Start of EXERCISE INPUTS

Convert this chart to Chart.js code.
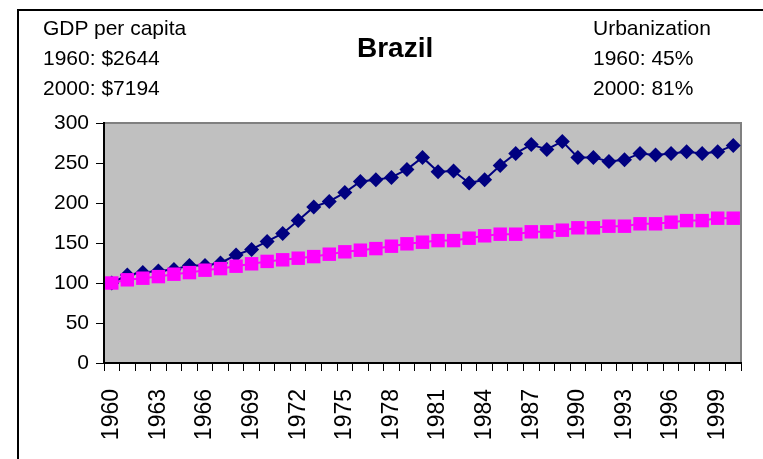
<!DOCTYPE html>
<html>
<head>
<meta charset="utf-8">
<script src="https://cdn.jsdelivr.net/npm/chart.js@4.4.1/dist/chart.umd.min.js"></script>
<style>
  html, body { margin: 0; padding: 0; width: 763px; height: 459px; overflow: hidden; background: #fff; }
  #frame { position: absolute; left: 17px; top: 9px; width: 900px; height: 600px; border-left: 2px solid #000; border-top: 2px solid #000; box-sizing: border-box; }
  canvas { position: absolute; left: 0; top: 0; }
  .t { position: absolute; font-family: "Liberation Sans", Arial, sans-serif; font-size: 21px; color: #000; white-space: nowrap; line-height: 1; }
  .b { font-weight: bold; font-size: 28px; }
</style>
</head>
<body>
<div id="frame"></div>
<canvas id="c" width="763" height="459"></canvas>
<div class="t" style="left:43px; top:17px;">GDP per capita</div>
<div class="t" style="left:43px; top:47px;">1960: $2644</div>
<div class="t" style="left:43px; top:77px;">2000: $7194</div>
<div class="t b" style="left:357px; top:34px;">Brazil</div>
<div class="t" style="left:593px; top:17px;">Urbanization</div>
<div class="t" style="left:593px; top:47px;">1960: 45%</div>
<div class="t" style="left:593px; top:77px;">2000: 81%</div>
<script>
const years = ["1960","1961","1962","1963","1964","1965","1966","1967","1968","1969",
               "1970","1971","1972","1973","1974","1975","1976","1977","1978","1979",
               "1980","1981","1982","1983","1984","1985","1986","1987","1988","1989",
               "1990","1991","1992","1993","1994","1995","1996","1997","1998","1999","2000"];
const gdpIndex = [100,110,113,115,117,122,122,125,135,142,
                  152,162,178,195,202,213,227,229,232,242,
                  257,239,240,225,229,247,262,273,267,277,
                  257,257,252,254,262,260,262,264,262,264,272];
const urbanIndex = [100,104,106,108,111,113,116,118,121,124,
                    127,129,131,133,136,139,141,143,146,149,
                    151,153,153,156,159,161,161,164,164,166,
                    169,169,171,171,174,174,176,178,178,181,181];
const yTicks = [0,50,100,150,200,250,300];

const FONT = "'Liberation Sans', Arial, sans-serif";

const plotBg = {
  id: 'plotBg',
  beforeDraw(chart) {
    const {ctx, chartArea: a} = chart;
    ctx.save();
    ctx.fillStyle = '#C0C0C0';
    ctx.fillRect(a.left, a.top, a.right - a.left, a.bottom - a.top);
    ctx.strokeStyle = '#808080';
    ctx.lineWidth = 2;
    ctx.beginPath();
    ctx.moveTo(a.left, a.top);
    ctx.lineTo(a.right, a.top);
    ctx.lineTo(a.right, a.bottom);
    ctx.stroke();
    ctx.restore();
  }
};

new Chart(document.getElementById('c'), {
  type: 'line',
  data: {
    labels: years,
    datasets: [
      {
        label: 'GDP per capita (1960=100)',
        data: gdpIndex,
        borderColor: '#000080',
        backgroundColor: '#000080',
        borderWidth: 2,
        pointStyle: 'rectRot',
        pointRadius: 7.5,
        pointBorderWidth: 0,
        tension: 0,
        order: 1
      },
      {
        label: 'Urbanization (1960=100)',
        data: urbanIndex,
        borderColor: '#FF00FF',
        backgroundColor: '#FF00FF',
        borderWidth: 2,
        pointStyle: 'rect',
        pointRadius: 9.5,
        pointBorderWidth: 0,
        tension: 0,
        order: 0
      }
    ]
  },
  options: {
    responsive: false,
    devicePixelRatio: 1,
    animation: false,
    clip: false,
    layout: { padding: { top: 123, right: 22, left: 0, bottom: 0 } },
    plugins: { legend: { display: false }, title: { display: false }, tooltip: { enabled: false } },
    scales: {
      x: {
        type: 'category',
        offset: true,
        grid: { offset: true, drawOnChartArea: false, drawTicks: true, tickLength: 8, color: '#000', lineWidth: 1 },
        border: { display: true, color: '#000', width: 2 },
        ticks: {
          autoSkip: false,
          minRotation: 90,
          maxRotation: 90,
          padding: 18,
          color: '#000',
          font: { family: FONT, size: 23 },
          callback: function(v, i) { return i % 3 === 0 ? years[i] : ''; }
        },
        afterFit(scale) { scale.height = 96; scale.paddingLeft = 0; scale.paddingRight = 0; }
      },
      y: {
        min: 0,
        max: 300,
        afterBuildTicks(scale) { scale.ticks = yTicks.map(v => ({ value: v })); },
        grid: { drawOnChartArea: false, drawTicks: true, tickLength: 8, color: '#000', lineWidth: 1 },
        border: { display: true, color: '#000', width: 2 },
        ticks: {
          padding: 7,
          color: '#000',
          font: { family: FONT, size: 21 }
        },
        afterFit(scale) { scale.width = 104; scale.paddingTop = 0; scale.paddingBottom = 0; }
      }
    }
  },
  plugins: [plotBg]
});
</script>
</body>
</html>
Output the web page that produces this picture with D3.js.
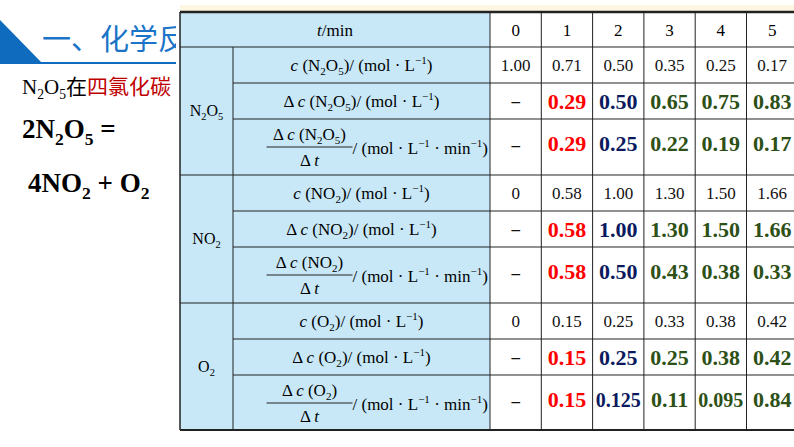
<!DOCTYPE html><html><head><meta charset="utf-8"><script src="https://d3js.org/d3.v7.min.js"></script>
<style>body{margin:0;background:#fff}svg{display:block}</style></head><body><svg id="c" width="794" height="447"></svg>
<script>
const times=["0","1","2","3","4","5"];
const groups=["N2O5","NO2","O2"];
const cN2O5=["1.00","0.71","0.50","0.35","0.25","0.17"];
const dN2O5=["–","0.29","0.50","0.65","0.75","0.83"];
const vN2O5=["–","0.29","0.25","0.22","0.19","0.17"];
const cNO2=["0","0.58","1.00","1.30","1.50","1.66"];
const dNO2=["–","0.58","1.00","1.30","1.50","1.66"];
const vNO2=["–","0.58","0.50","0.43","0.38","0.33"];
const cO2=["0","0.15","0.25","0.33","0.38","0.42"];
const dO2=["–","0.15","0.25","0.25","0.38","0.42"];
const vO2=["–","0.15","0.125","0.11","0.095","0.84"];
const rows=[[cN2O5,"c"],[dN2O5,"d"],[vN2O5,"v"],[cNO2,"c"],[dNO2,"d"],[vNO2,"v"],[cO2,"c"],[dO2,"d"],[vO2,"v"]];
const svg=d3.select("#c");
const serif="'Liberation Serif','DejaVu Serif',serif";
function rich(t,segs,fs){let cur=0;segs.forEach(s=>{const lv=s[1]||0;const off=lv==1?fs*0.25:lv==-1?-fs*0.4:0;
 const sp=t.append("tspan").attr("dy",off-cur).text(s[0]);cur=off;if(lv)sp.attr("font-size",fs*0.65);
 if(s[2])Object.entries(s[2]).forEach(([k,v])=>sp.attr(k,v));});return t;}
svg.append("path").attr("d","M0,20 L0,63 L42,63 Z").attr("fill","#0e6bbd");
svg.append("rect").attr("x",0).attr("y",62).attr("width",200).attr("height",2).attr("fill","#0e6bbd");
svg.append("text").attr("x",42).attr("y",50).attr("font-family","Noto Sans CJK SC").attr("font-size",29).attr("fill","#1a74c8").text("一、化学反应");
const cjk={"font-family":"Noto Sans CJK SC"};
rich(svg.append("text").attr("x",22).attr("y",94).attr("font-family",serif).attr("font-size",21),
 [["N"],["2",1],["O"],["5",1],["在",0,cjk],["四氯化碳",0,{"font-family":"Noto Sans CJK SC",fill:"#c00000"}]],21);
rich(svg.append("text").attr("x",22).attr("y",138).attr("font-family",serif).attr("font-weight","bold").attr("font-size",27),[["2N"],["2",1],["O"],["5",1],[" ="]],27);
rich(svg.append("text").attr("x",28).attr("y",192).attr("font-family",serif).attr("font-weight","bold").attr("font-size",27),[["4NO"],["2",1],[" + O"],["2",1]],27);
const x0=180,xg=233,xl=490,colW=51.3;
const x=d3.scaleBand().domain(times).range([xl,xl+6*colW]);
const rowH=[36,36,56,36,36,56,36,36,55];
const ys=[47];rowH.forEach(h=>ys.push(ys[ys.length-1]+h));
const yTop=12;
svg.append("rect").attr("x",x0-4).attr("y",5).attr("width",640).attr("height",440).attr("fill","#fff");
svg.append("rect").attr("x",x0).attr("y",5).attr("width",614).attr("height",6).attr("fill","#fdf6e0");
svg.append("rect").attr("x",x0).attr("y",yTop).attr("width",xl-x0).attr("height",ys[9]-yTop).attr("fill","#c8e8f8");
const L=(a,b,c,d,w)=>svg.append("line").attr("x1",a).attr("y1",b).attr("x2",c).attr("y2",d).attr("stroke","#222").attr("stroke-width",w||1);
L(x0,yTop,800,yTop,2.5);L(x0,ys[9],800,ys[9],2);L(x0,yTop,x0,ys[9],1.5);
ys.slice(0,9).forEach((y,i)=>L(i%3==0?x0:xg,y,800,y,1.2));
L(xg,ys[0],xg,ys[9]);times.forEach(t=>L(x(t),yTop,x(t),ys[9]));
const it={"font-style":"italic"};
rich(svg.append("text").attr("x",(x0+xl)/2).attr("y",36).attr("text-anchor","middle").attr("font-family",serif).attr("font-size",17),[["t",0,it],["/min"]],17);
times.forEach(t=>svg.append("text").attr("x",x(t)+colW/2).attr("y",36).attr("text-anchor","middle").attr("font-family",serif).attr("font-size",17).text(t));
const subs={N2O5:[["N"],["2",1],["O"],["5",1]],NO2:[["NO"],["2",1]],O2:[["O"],["2",1]]};
groups.forEach((g,gi)=>{
 const yc=(ys[gi*3]+ys[gi*3+3])/2+5;
 rich(svg.append("text").attr("x",(x0+xg)/2).attr("y",yc).attr("text-anchor","middle").attr("font-family",serif).attr("font-size",16),subs[g],16);
 const lx=(xg+xl)/2,fs=17;
 for(let k=0;k<3;k++){
  const y0=ys[gi*3+k],y1=ys[gi*3+k+1];
  const T=(xx,yy,anc)=>svg.append("text").attr("x",xx).attr("y",yy).attr("text-anchor",anc||"middle").attr("font-family",serif).attr("font-size",fs);
  if(k<2){rich(T(lx,(y0+y1)/2+6),[...(k==1?[["Δ "]]:[]),["c",0,it],[" ("],...subs[g],[")/ (mol · L"],["−1",-1],[")"]],fs);}
  else{const fx=lx-52;
   rich(T(fx,y0+21),[["Δ "],["c",0,it],[" ("],...subs[g],[")"]],fs);
   L(fx-43,y0+28,fx+43,y0+28,1);
   rich(T(fx,y0+47),[["Δ "],["t",0,it]],fs);
   rich(T(fx+43,y0+35,"start"),[["/ (mol · L"],["−1",-1],[" · min"],["−1",-1],[")"]],fs);}
 }
});
const colr=i=>i==1?"#ff0000":i==2?"#0b1a5e":"#2d5016";
rows.forEach(([vals,kind],ri)=>{
 const y0=ys[ri],y1=ys[ri+1];
 vals.forEach((v,i)=>{
  const big=kind!=="c"&&i>0;
  svg.append("text").attr("x",x(times[i])+colW/2).attr("y",kind==="v"?y0+32:(y0+y1)/2+(big?8:6)).attr("text-anchor","middle")
   .attr("font-family",serif).attr("font-size",big?(v.length>4?20:22):17).attr("font-weight",big||v==="–"?"bold":"normal").attr("fill",big?colr(i):"#111").text(v);
 });
});
</script></body></html>
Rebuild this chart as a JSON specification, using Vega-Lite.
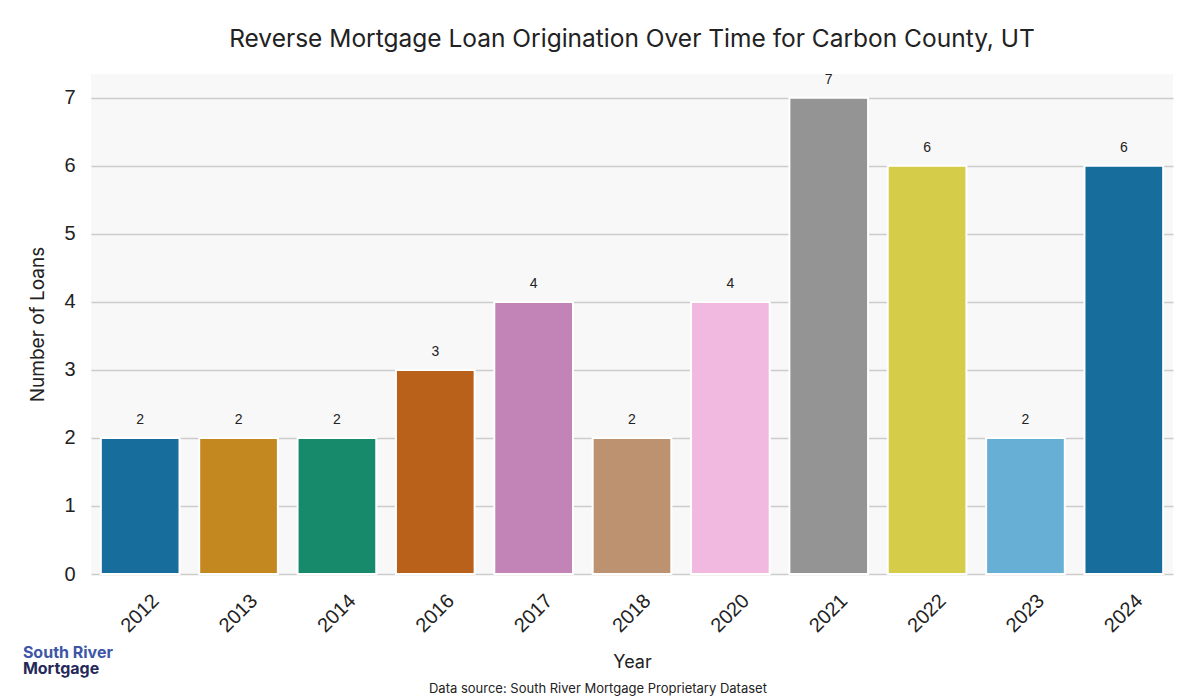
{
  "$schema": "https://vega.github.io/schema/vega-lite/v6.json",
  "background": "white",
  "padding": {"left": 22, "top": 27, "right": 5, "bottom": 5},
  "config": {
    "view": {"fill": "#f8f8f8", "stroke": null},
    "concat": {"spacing": 0}
  },
  "title": {
    "text": "Data source: South River Mortgage Proprietary Dataset",
    "orient": "bottom",
    "anchor": "middle",
    "font": "Inter",
    "fontSize": 13,
    "fontWeight": "normal",
    "color": "#222222",
    "offset": 6
  },
  "vconcat": [
    {
      "title": {
        "text": "South River",
        "subtitle": "Mortgage",
        "orient": "bottom",
        "anchor": "start",
        "font": "Inter",
        "fontSize": 16,
        "fontWeight": "bold",
        "color": "#3d56a6",
        "subtitleFont": "Inter",
        "subtitleFontSize": 16,
        "subtitleFontWeight": "bold",
        "subtitleColor": "#25295a",
        "subtitlePadding": 0,
        "offset": -27,
        "dx": -6
      },
      "vconcat": [
        {
          "title": {
            "text": "Reverse Mortgage Loan Origination Over Time for Carbon County, UT",
            "font": "Inter",
            "fontSize": 24.5,
            "fontWeight": "normal",
            "color": "#222222",
            "anchor": "middle",
            "frame": "group",
            "offset": 20
          },
          "width": 1082,
          "height": 500,
          "data": {
            "values": [
              {"Year": "2012", "Loans": 2},
              {"Year": "2013", "Loans": 2},
              {"Year": "2014", "Loans": 2},
              {"Year": "2016", "Loans": 3},
              {"Year": "2017", "Loans": 4},
              {"Year": "2018", "Loans": 2},
              {"Year": "2020", "Loans": 4},
              {"Year": "2021", "Loans": 7},
              {"Year": "2022", "Loans": 6},
              {"Year": "2023", "Loans": 2},
              {"Year": "2024", "Loans": 6}
            ]
          },
          "encoding": {
            "x": {
              "field": "Year",
              "type": "nominal",
              "sort": null,
              "scale": {"paddingInner": 0.2, "paddingOuter": 0.1},
              "axis": {
                "title": "Year",
                "titleFont": "Inter",
                "titleFontSize": 18,
                "titleFontWeight": "normal",
                "titleColor": "#222222",
                "titlePadding": 18,
                "labelFont": "Liberation Sans",
                "labelFontSize": 20,
                "labelColor": "#222222",
                "labelAngle": -45,
                "labelAlign": "center",
                "labelBaseline": "middle",
                "labelPadding": 39,
                "ticks": false,
                "domain": false,
                "grid": false
              }
            },
            "y": {
              "field": "Loans",
              "type": "quantitative",
              "scale": {"domain": [0, 7.35], "nice": false},
              "axis": {
                "title": "Number of Loans",
                "titleFont": "Inter",
                "titleFontSize": 19,
                "titleFontWeight": "normal",
                "titleColor": "#222222",
                "titlePadding": 16,
                "values": [0, 1, 2, 3, 4, 5, 6, 7],
                "labelFont": "Liberation Sans",
                "labelFontSize": 20,
                "labelColor": "#222222",
                "labelPadding": 16,
                "ticks": false,
                "domain": false,
                "grid": true,
                "gridColor": "#cccccc",
                "gridWidth": 1.5
              }
            }
          },
          "layer": [
            {
              "mark": {"type": "bar", "stroke": "white", "strokeWidth": 2},
              "encoding": {
                "color": {
                  "field": "Year",
                  "type": "nominal",
                  "sort": null,
                  "legend": null,
                  "scale": {
                    "domain": ["2012", "2013", "2014", "2016", "2017", "2018", "2020", "2021", "2022", "2023", "2024"],
                    "range": ["#176d9c", "#c48820", "#168a6a", "#b9611b", "#c283b6", "#bd9270", "#f1b8e0", "#949494", "#d5cc4a", "#68afd6", "#176d9c"]
                  }
                }
              }
            },
            {
              "mark": {
                "type": "text",
                "font": "Liberation Sans",
                "fontSize": 14,
                "color": "#222222",
                "baseline": "alphabetic",
                "dy": -14
              },
              "encoding": {
                "text": {"field": "Loans", "type": "quantitative"}
              }
            }
          ]
        }
      ]
    }
  ]
}
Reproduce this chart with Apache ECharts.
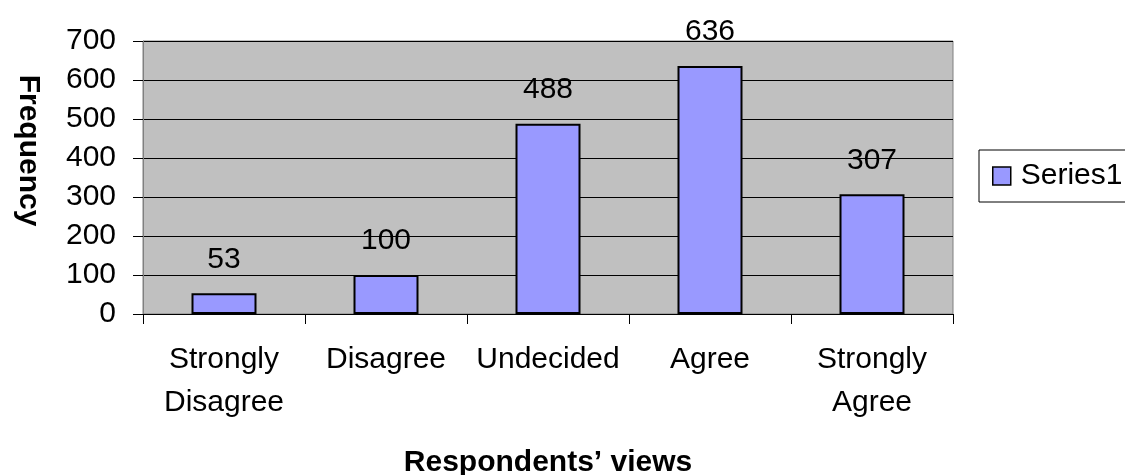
<!DOCTYPE html>
<html>
<head>
<meta charset="utf-8">
<script src="https://cdn.jsdelivr.net/npm/echarts@6/dist/echarts.min.js"></script>
<style>
html,body{margin:0;padding:0;background:#fff;overflow:hidden;}
#mychart{width:1125px;height:475px;}
</style>
</head>
<body>
<div id="mychart"></div>
<script>
// 数据
const categories = ['Strongly\nDisagree', 'Disagree', 'Undecided', 'Agree', 'Strongly\nAgree'];
const series1 = [53, 100, 488, 636, 307];
const yTicks = [0, 100, 200, 300, 400, 500, 600, 700];

const font = 'Liberation Sans, Arial, sans-serif';
let myEcharts = echarts.init(document.getElementById('mychart'));

let option = {
    animation: false,
    textStyle: { fontFamily: font },
    grid: {
        left: 143,
        top: 41,
        width: 810,
        height: 273,
        containLabel: false,
        outerBoundsMode: 'none',
        show: true,
        backgroundColor: '#c0c0c0',
        borderColor: '#808080',
        borderWidth: 1
    },
    legend: {
        data: ['Series1'],
        left: 979,
        top: 150,
        orient: 'vertical',
        icon: 'rect',
        itemWidth: 18,
        itemHeight: 18,
        itemGap: 0,
        padding: [11, 40, 11, 13],
        borderColor: '#000',
        borderWidth: 1,
        backgroundColor: '#fff',
        itemStyle: { borderColor: '#000', borderWidth: 1.5 },
        textStyle: { fontSize: 30, color: '#000', fontFamily: font, padding: [0, 0, 0, 5] }
    },
    xAxis: {
        type: 'category',
        data: categories,
        name: 'Respondents\u2019 views',
        nameLocation: 'middle',
        nameGap: 134,
        nameTextStyle: { fontSize: 30, fontWeight: 'bold', color: '#000', fontFamily: font },
        axisLine: { lineStyle: { color: '#000' } },
        axisTick: { show: true, alignWithLabel: false, length: 10, lineStyle: { color: '#000' } },
        axisLabel: { fontSize: 30, color: '#000', margin: 24, lineHeight: 43, fontFamily: font, interval: 0 }
    },
    yAxis: {
        type: 'value',
        min: 0,
        max: 700,
        interval: 100,
        name: 'Frequency',
        nameLocation: 'middle',
        nameRotate: -90,
        nameGap: 100,
        nameTextStyle: {
            fontSize: 30, fontWeight: 'bold', color: '#000', fontFamily: font,
            padding: [0, 54, 0, 0]
        },
        axisLine: { show: true, lineStyle: { color: '#808080' } },
        axisTick: { show: true, length: 10, lineStyle: { color: '#000' } },
        axisLabel: {
            fontSize: 30, color: '#000', margin: 27, fontFamily: font,
            formatter: v => yTicks.includes(v) ? String(v) : ''
        },
        splitLine: { show: true, lineStyle: { color: '#000', width: 1 } }
    },
    series: [{
        name: 'Series1',
        type: 'bar',
        data: series1,
        barWidth: 65,
        itemStyle: { color: '#9999ff', borderColor: '#000', borderWidth: 2 },
        label: { show: true, position: 'top', distance: 19, fontSize: 30, color: '#000', fontFamily: font }
    }]
};

myEcharts.setOption(option);
</script>
</body>
</html>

End of EXERCISE INPUTS

§ PROBLEM DETAILS: Keep the images out of the copy. Repeat word for word only the lines from the one containing "Reproduce this chart with Apache ECharts." through the one containing "myEcharts = echarts.init(document.getElementById('mychart'));", both ends included.

§ ANSWER TO THE EXERCISE:
Reproduce this chart with Apache ECharts.
<!DOCTYPE html>
<html>
<head>
<meta charset="utf-8">
<script src="https://cdn.jsdelivr.net/npm/echarts@6/dist/echarts.min.js"></script>
<style>
html,body{margin:0;padding:0;background:#fff;overflow:hidden;}
#mychart{width:1125px;height:475px;}
</style>
</head>
<body>
<div id="mychart"></div>
<script>
// 数据
const categories = ['Strongly\nDisagree', 'Disagree', 'Undecided', 'Agree', 'Strongly\nAgree'];
const series1 = [53, 100, 488, 636, 307];
const yTicks = [0, 100, 200, 300, 400, 500, 600, 700];

const font = 'Liberation Sans, Arial, sans-serif';
let myEcharts = echarts.init(document.getElementById('mychart'));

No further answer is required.